Am 13. Dezember 2007 setzen in Lissabon alle 27 Staats- und Regierungschefs ihre Unterschrift unter den Vertrag. Seine Ratifizierung scheint nur noch reine Formsache.
"In dem Lissabon-Vertrag ist nichts, was unsere Steuerhoheit einschränkt, nichts von diesen düsteren Vorstellungen von europäischen Armeen oder der Verpflichtung, an Militäreinsätzen weltweit teilnehmen zu müssen. Diese bösen Katastrophenszenarien von einem machtlosen Irland, das von einem heimtückischen Europa übernommen wird, sind doch Unsinn."
Die Iren spielten erstmal nicht mit
Der irische Premierminister Brian Cohen verstand die Welt nicht mehr: Im Juni 2008 sagten seine Landsleute in einem Referendum "Nein" zum Lissaboner Vertrag.
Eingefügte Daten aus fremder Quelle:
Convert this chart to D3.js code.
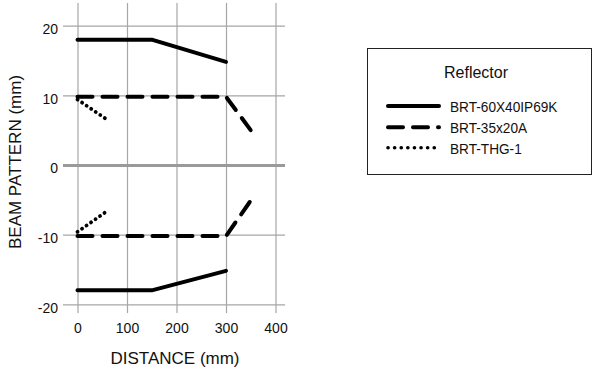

Zuvor hatten die EU-Kritiker im eigenen Land intensiv die Werbetrommel gerührt. Doch auch andere Länder machten Probleme: Polens Präsident Lech Kaczyinski wollte auf einmal nicht mehr unterschreiben, was er selber mit ausgehandelt hatte. Und in Deutschland zogen einzelne CSU-Abgeordnete und die Linksfraktion vor das Bundesverfassungsgericht. Der sozialdemokratische Europa-Abgeordnete Jo Leinen:
"Auf hoher See und vor Gericht weiß man ja nie, was dabei rauskommt, obwohl ich mir beim besten, besten Willen nicht vorstellen kann, warum ein Vertrag, der mehr Transparenz bringt, der mehr Demokratie bringt, warum so ein Vertrag gegen das deutsche Grundgesetz sein soll."
Und das war er auch nicht, wie die Karlsruher Richter beschieden. Bei Tschechien lag der Fall schwerer: Parlament und Senat hatten den Vertrag zwar ratifiziert, aber der tschechische Präsident Vaclav Klaus, ein ausgewiesener EU-Skeptiker, verweigerte trotzdem seine Unterschrift:
"Diese Frage, ob ich unterschreibe oder nicht, bin ich nicht bereit zu beantworten. Ich sage immer: Schachspieler kündigen ihren nächsten Zug niemals an."
Am 3. Oktober 2009 stimmten die Iren in einem zweiten Referendum mit "Ja". Zuvor hatte die EU schriftlich garantiert: Das irische Abtreibungs- und Steuerrecht wird durch den Lissaboner Vertrag nicht angetastet. Das sah der Vertrag ohnehin nicht vor. Aber so konnten sich die Euro-Kritiker damit brüsten, vermeintlichen Schaden vom Land abgehalten zu haben. Nun gab auch der polnische Präsident seinen Widerstand auf, und es fehlte nur noch die Unterschrift von Vaclav Klaus. Die gab er erst, nachdem auch Tschechien eine schriftliche Garantie über etwas bekam, was nie zur Disposition gestanden hatte: den Schutz vor möglichen Rückgabeansprüchen von Sudetendeutschen.
Am 1. Dezember 2009 trat der Lissaboner Vertrag endlich in Kraft. Er ist noch heute die wesentliche rechtliche Grundlage für die Zusammenarbeit in der EU. Eine gute Grundlage - vorausgesetzt alle Mitgliedsländer sind auch tatsächlich bereit, nationale Interessen zugunsten der Gemeinschaft zurückzustellen.